In recent years, studies have found that filamentous fungi can efficiently capture unicellular microalgae and immobilize them on fungal mycelia to form co-integrated fungi-algae pellets (FAPs), which can be easily removed by simple filtration from the water phase (Gultom et al., 2014, Chu et al., 2021b). Li et al. (2019) found that these Aspergillus oryzae-Chlorella vulgaris pellets can be used well for the As remediation from contaminated wastewater during pellet formation, and can be easily recovered after remediation. And the study of Cd removal from wastewater with Aspergillus niger-Chlorella vulgaris pellets by Bodin et al. (2017) also confirmed similar results. Besides, in recent reports, the FAPs are mainly used for microalgae harvesting, nutrient removal, and bio-energy production (Cao et al., 2017, Chen et al., 2018, Yang et al., 2019, Lal et al., 2021, Lin et al., 2022, Pathak and Pandey, 2022). There are limited studies on the further application of residual or newly formed FAPs for heavy metal removal from wastewater after these processes are over. Therefore, FAPs with high metal tolerance and metal accumulation properties can provide new insight in the bioremediation of heavy metal-contaminated wastewater.

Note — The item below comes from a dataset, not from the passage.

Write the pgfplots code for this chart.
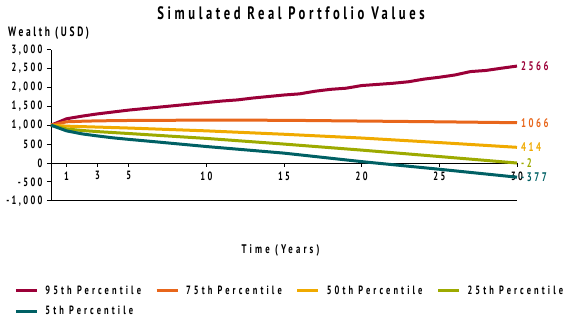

With this in mind, this study aims to evaluate the capture effect of fungi on microalgae and the potential of formed FAPs to remediate Cu(II)-contaminated wastewater. Well known, Cu(II) is one of the most widespread heavy metals from electroplating, textile, battery manufacture, painting, and electrical wiring, etc. (Chen et al., 2019). And the excessive release of Cu(II) will endanger the ecological environment and the health of organisms. The fungi ZJ-1 and microalgae WZ-1 strains used in this study were screened from a copper tailings pond in Dongchuan district, Yunnan province (103°06′10.4″E, 26°11′25.4″N), and they showed good copper tolerance based on the maximum tolerable concentration (MTC) test. FAPs were prepared through ZJ-1 capturing WZ-1 and characterized by SEM analysis, and used for Cu(II) removal from aqueous solution by batch experiments. The possible mechanisms of Cu(II) removal by FAPs was also investigated.